President Putin actually said that, as it was translated in English, that he liked how things went after the elections in Italy. Do you think Russians interfered with voting like they apparently did in the U.S, France and Germany?

No, there was absolutely no interference, and no kind of media or economic link. They are looking for Russian hackers everywhere. Italians think with their heads. I do not know what and if they did something in America or in France. But from my point of view this story of Russian interference is ridiculous. Fake news is already distributed 24 hours a day by official Italian television companies paid by Italian taxpayers, and not by Russian hackers. I’ve never met a Russian hacker. I’d be curious to meet one.

Steve Bannon said that he’s advised you before the elections and you met for hours. He advised you to form the coalition with the Five Star Movement. What was your discussion with him? Was it helpful?

We spoke on the phone and we also met before and after the elections, discussing each other’s ideas. He has an interesting idea for the development of links between Western countries. Then obviously in Italy we have our sensibilities, our needs that are not always close to the ones of other countries. He has an interesting idea of future political development. I met him, and probably I will meet him again as I am lucky to meet other free thinkers, to broaden my horizons.

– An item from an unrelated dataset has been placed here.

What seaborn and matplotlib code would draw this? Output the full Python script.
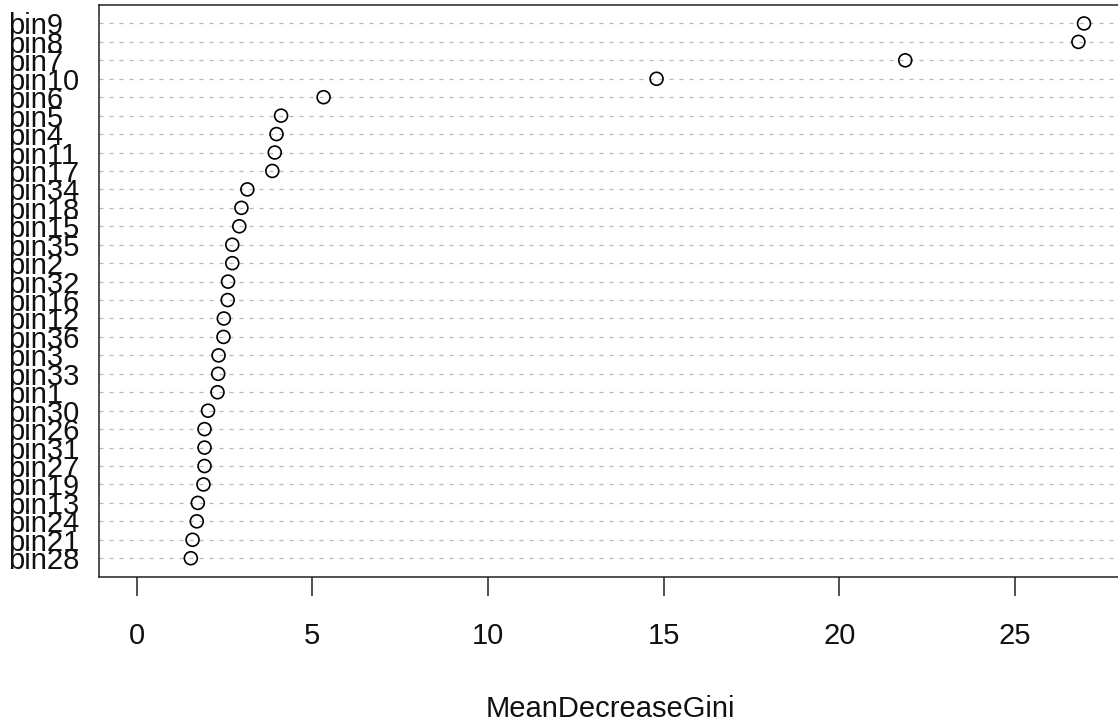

We are coming up to the E.U. elections next May. What is your bottom line demand going to be in this E.U. campaign? And what if you don’t get what you want in Brussels? What kind of leverage do you have?

Italy is the second European industrial power, a founding member [of the E.U.]. We are 60 million. We pay 6 billion [Euros] a year to the European budget. So I think we have good reasons to be heard. We will be heard because Europe does not exist without Italy.

Others have tried and failed. What is your plan B?

It’s always bad luck to reveal the B plan. I will keep it for the next interview.

So, not an exit from the E.U.?

SALVINI: No. We want to change things from within.